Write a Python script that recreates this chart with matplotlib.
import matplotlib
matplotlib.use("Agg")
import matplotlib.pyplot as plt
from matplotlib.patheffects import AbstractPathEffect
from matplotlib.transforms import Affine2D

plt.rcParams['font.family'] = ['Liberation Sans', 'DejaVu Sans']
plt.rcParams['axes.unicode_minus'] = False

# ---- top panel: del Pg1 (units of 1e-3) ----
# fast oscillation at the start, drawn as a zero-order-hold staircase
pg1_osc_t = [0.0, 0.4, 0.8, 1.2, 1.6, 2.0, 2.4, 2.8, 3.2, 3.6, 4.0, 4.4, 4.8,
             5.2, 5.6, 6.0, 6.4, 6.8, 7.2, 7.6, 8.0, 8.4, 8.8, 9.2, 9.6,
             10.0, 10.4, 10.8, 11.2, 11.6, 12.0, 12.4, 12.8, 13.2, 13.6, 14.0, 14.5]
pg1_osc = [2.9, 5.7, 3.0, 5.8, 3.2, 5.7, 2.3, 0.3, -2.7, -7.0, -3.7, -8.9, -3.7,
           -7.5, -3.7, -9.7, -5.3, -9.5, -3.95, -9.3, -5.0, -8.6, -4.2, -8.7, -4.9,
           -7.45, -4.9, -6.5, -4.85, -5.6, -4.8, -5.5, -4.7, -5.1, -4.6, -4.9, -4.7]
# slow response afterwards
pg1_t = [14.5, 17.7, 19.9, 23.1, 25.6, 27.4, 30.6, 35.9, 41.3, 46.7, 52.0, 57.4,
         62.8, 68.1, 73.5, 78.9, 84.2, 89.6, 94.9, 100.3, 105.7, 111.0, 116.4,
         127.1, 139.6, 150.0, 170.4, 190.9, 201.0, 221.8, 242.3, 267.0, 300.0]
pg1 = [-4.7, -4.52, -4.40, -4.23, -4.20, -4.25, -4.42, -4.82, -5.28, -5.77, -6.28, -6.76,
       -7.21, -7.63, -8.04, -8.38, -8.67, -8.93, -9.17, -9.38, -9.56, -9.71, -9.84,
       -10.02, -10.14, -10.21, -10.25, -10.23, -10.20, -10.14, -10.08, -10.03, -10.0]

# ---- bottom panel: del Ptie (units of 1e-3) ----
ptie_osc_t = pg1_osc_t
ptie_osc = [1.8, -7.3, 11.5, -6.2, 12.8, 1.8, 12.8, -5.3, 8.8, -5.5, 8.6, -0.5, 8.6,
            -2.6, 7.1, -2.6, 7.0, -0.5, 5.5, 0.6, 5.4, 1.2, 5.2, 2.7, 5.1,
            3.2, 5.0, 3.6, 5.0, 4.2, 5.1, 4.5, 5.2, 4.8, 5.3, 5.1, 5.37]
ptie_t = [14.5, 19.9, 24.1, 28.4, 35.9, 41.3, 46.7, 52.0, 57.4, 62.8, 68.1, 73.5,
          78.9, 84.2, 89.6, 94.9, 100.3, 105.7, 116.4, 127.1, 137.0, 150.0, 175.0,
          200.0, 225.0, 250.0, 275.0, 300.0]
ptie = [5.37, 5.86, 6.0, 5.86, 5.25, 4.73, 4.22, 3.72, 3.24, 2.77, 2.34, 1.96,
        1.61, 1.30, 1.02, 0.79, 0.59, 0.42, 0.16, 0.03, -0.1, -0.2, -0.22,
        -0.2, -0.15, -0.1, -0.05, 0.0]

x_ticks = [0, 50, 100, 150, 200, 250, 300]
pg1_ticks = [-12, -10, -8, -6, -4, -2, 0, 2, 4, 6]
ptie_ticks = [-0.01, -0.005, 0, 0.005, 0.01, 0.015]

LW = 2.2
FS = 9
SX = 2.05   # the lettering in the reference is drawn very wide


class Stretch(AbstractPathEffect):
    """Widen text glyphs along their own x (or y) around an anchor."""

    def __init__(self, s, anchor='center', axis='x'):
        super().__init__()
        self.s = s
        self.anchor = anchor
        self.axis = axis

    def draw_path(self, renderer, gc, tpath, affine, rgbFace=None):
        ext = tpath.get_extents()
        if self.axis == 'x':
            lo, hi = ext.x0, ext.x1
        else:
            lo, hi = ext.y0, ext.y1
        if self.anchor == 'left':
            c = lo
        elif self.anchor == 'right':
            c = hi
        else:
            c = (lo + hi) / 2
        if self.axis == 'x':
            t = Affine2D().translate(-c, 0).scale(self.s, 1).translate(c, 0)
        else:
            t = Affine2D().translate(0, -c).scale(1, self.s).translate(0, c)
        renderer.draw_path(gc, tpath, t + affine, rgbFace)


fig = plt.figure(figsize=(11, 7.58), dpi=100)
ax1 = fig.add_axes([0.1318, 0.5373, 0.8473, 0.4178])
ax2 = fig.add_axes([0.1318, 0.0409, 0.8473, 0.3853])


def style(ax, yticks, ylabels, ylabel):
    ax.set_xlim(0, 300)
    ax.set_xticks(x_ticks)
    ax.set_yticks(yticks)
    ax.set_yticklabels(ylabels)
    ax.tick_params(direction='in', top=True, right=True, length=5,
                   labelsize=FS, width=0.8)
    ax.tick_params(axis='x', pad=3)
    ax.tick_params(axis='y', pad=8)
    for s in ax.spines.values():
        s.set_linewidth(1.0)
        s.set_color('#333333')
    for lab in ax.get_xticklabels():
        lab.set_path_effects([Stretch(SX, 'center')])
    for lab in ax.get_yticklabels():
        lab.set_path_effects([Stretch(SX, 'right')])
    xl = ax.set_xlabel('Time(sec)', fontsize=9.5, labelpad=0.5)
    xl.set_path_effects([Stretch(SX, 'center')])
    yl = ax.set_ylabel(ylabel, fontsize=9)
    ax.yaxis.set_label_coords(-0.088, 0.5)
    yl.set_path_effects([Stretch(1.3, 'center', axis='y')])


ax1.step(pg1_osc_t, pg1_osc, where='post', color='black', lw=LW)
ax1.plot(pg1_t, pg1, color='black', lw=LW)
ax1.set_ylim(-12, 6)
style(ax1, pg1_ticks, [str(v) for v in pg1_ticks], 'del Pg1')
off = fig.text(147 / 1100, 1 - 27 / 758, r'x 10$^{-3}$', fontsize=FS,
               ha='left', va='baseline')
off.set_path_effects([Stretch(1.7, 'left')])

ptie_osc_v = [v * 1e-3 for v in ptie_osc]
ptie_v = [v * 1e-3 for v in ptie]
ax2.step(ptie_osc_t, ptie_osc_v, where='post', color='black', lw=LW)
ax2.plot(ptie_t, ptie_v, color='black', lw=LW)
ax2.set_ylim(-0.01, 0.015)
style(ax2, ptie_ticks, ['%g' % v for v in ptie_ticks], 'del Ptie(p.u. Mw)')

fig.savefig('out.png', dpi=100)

WRITTEN REQUEST – Write out the full listing, keeping every line exactly as it is.

RESPONSE BELOW –
Write a Python script that recreates this chart with matplotlib.
import matplotlib
matplotlib.use("Agg")
import matplotlib.pyplot as plt
from matplotlib.patheffects import AbstractPathEffect
from matplotlib.transforms import Affine2D

plt.rcParams['font.family'] = ['Liberation Sans', 'DejaVu Sans']
plt.rcParams['axes.unicode_minus'] = False

# ---- top panel: del Pg1 (units of 1e-3) ----
# fast oscillation at the start, drawn as a zero-order-hold staircase
pg1_osc_t = [0.0, 0.4, 0.8, 1.2, 1.6, 2.0, 2.4, 2.8, 3.2, 3.6, 4.0, 4.4, 4.8,
             5.2, 5.6, 6.0, 6.4, 6.8, 7.2, 7.6, 8.0, 8.4, 8.8, 9.2, 9.6,
             10.0, 10.4, 10.8, 11.2, 11.6, 12.0, 12.4, 12.8, 13.2, 13.6, 14.0, 14.5]
pg1_osc = [2.9, 5.7, 3.0, 5.8, 3.2, 5.7, 2.3, 0.3, -2.7, -7.0, -3.7, -8.9, -3.7,
           -7.5, -3.7, -9.7, -5.3, -9.5, -3.95, -9.3, -5.0, -8.6, -4.2, -8.7, -4.9,
           -7.45, -4.9, -6.5, -4.85, -5.6, -4.8, -5.5, -4.7, -5.1, -4.6, -4.9, -4.7]
# slow response afterwards
pg1_t = [14.5, 17.7, 19.9, 23.1, 25.6, 27.4, 30.6, 35.9, 41.3, 46.7, 52.0, 57.4,
         62.8, 68.1, 73.5, 78.9, 84.2, 89.6, 94.9, 100.3, 105.7, 111.0, 116.4,
         127.1, 139.6, 150.0, 170.4, 190.9, 201.0, 221.8, 242.3, 267.0, 300.0]
pg1 = [-4.7, -4.52, -4.40, -4.23, -4.20, -4.25, -4.42, -4.82, -5.28, -5.77, -6.28, -6.76,
       -7.21, -7.63, -8.04, -8.38, -8.67, -8.93, -9.17, -9.38, -9.56, -9.71, -9.84,
       -10.02, -10.14, -10.21, -10.25, -10.23, -10.20, -10.14, -10.08, -10.03, -10.0]

# ---- bottom panel: del Ptie (units of 1e-3) ----
ptie_osc_t = pg1_osc_t
ptie_osc = [1.8, -7.3, 11.5, -6.2, 12.8, 1.8, 12.8, -5.3, 8.8, -5.5, 8.6, -0.5, 8.6,
            -2.6, 7.1, -2.6, 7.0, -0.5, 5.5, 0.6, 5.4, 1.2, 5.2, 2.7, 5.1,
            3.2, 5.0, 3.6, 5.0, 4.2, 5.1, 4.5, 5.2, 4.8, 5.3, 5.1, 5.37]
ptie_t = [14.5, 19.9, 24.1, 28.4, 35.9, 41.3, 46.7, 52.0, 57.4, 62.8, 68.1, 73.5,
          78.9, 84.2, 89.6, 94.9, 100.3, 105.7, 116.4, 127.1, 137.0, 150.0, 175.0,
          200.0, 225.0, 250.0, 275.0, 300.0]
ptie = [5.37, 5.86, 6.0, 5.86, 5.25, 4.73, 4.22, 3.72, 3.24, 2.77, 2.34, 1.96,
        1.61, 1.30, 1.02, 0.79, 0.59, 0.42, 0.16, 0.03, -0.1, -0.2, -0.22,
        -0.2, -0.15, -0.1, -0.05, 0.0]

x_ticks = [0, 50, 100, 150, 200, 250, 300]
pg1_ticks = [-12, -10, -8, -6, -4, -2, 0, 2, 4, 6]
ptie_ticks = [-0.01, -0.005, 0, 0.005, 0.01, 0.015]

LW = 2.2
FS = 9
SX = 2.05   # the lettering in the reference is drawn very wide


class Stretch(AbstractPathEffect):
    """Widen text glyphs along their own x (or y) around an anchor."""

    def __init__(self, s, anchor='center', axis='x'):
        super().__init__()
        self.s = s
        self.anchor = anchor
        self.axis = axis

    def draw_path(self, renderer, gc, tpath, affine, rgbFace=None):
        ext = tpath.get_extents()
        if self.axis == 'x':
            lo, hi = ext.x0, ext.x1
        else:
            lo, hi = ext.y0, ext.y1
        if self.anchor == 'left':
            c = lo
        elif self.anchor == 'right':
            c = hi
        else:
            c = (lo + hi) / 2
        if self.axis == 'x':
            t = Affine2D().translate(-c, 0).scale(self.s, 1).translate(c, 0)
        else:
            t = Affine2D().translate(0, -c).scale(1, self.s).translate(0, c)
        renderer.draw_path(gc, tpath, t + affine, rgbFace)


fig = plt.figure(figsize=(11, 7.58), dpi=100)
ax1 = fig.add_axes([0.1318, 0.5373, 0.8473, 0.4178])
ax2 = fig.add_axes([0.1318, 0.0409, 0.8473, 0.3853])


def style(ax, yticks, ylabels, ylabel):
    ax.set_xlim(0, 300)
    ax.set_xticks(x_ticks)
    ax.set_yticks(yticks)
    ax.set_yticklabels(ylabels)
    ax.tick_params(direction='in', top=True, right=True, length=5,
                   labelsize=FS, width=0.8)
    ax.tick_params(axis='x', pad=3)
    ax.tick_params(axis='y', pad=8)
    for s in ax.spines.values():
        s.set_linewidth(1.0)
        s.set_color('#333333')
    for lab in ax.get_xticklabels():
        lab.set_path_effects([Stretch(SX, 'center')])
    for lab in ax.get_yticklabels():
        lab.set_path_effects([Stretch(SX, 'right')])
    xl = ax.set_xlabel('Time(sec)', fontsize=9.5, labelpad=0.5)
    xl.set_path_effects([Stretch(SX, 'center')])
    yl = ax.set_ylabel(ylabel, fontsize=9)
    ax.yaxis.set_label_coords(-0.088, 0.5)
    yl.set_path_effects([Stretch(1.3, 'center', axis='y')])


ax1.step(pg1_osc_t, pg1_osc, where='post', color='black', lw=LW)
ax1.plot(pg1_t, pg1, color='black', lw=LW)
ax1.set_ylim(-12, 6)
style(ax1, pg1_ticks, [str(v) for v in pg1_ticks], 'del Pg1')
off = fig.text(147 / 1100, 1 - 27 / 758, r'x 10$^{-3}$', fontsize=FS,
               ha='left', va='baseline')
off.set_path_effects([Stretch(1.7, 'left')])

ptie_osc_v = [v * 1e-3 for v in ptie_osc]
ptie_v = [v * 1e-3 for v in ptie]
ax2.step(ptie_osc_t, ptie_osc_v, where='post', color='black', lw=LW)
ax2.plot(ptie_t, ptie_v, color='black', lw=LW)
ax2.set_ylim(-0.01, 0.015)
style(ax2, ptie_ticks, ['%g' % v for v in ptie_ticks], 'del Ptie(p.u. Mw)')

fig.savefig('out.png', dpi=100)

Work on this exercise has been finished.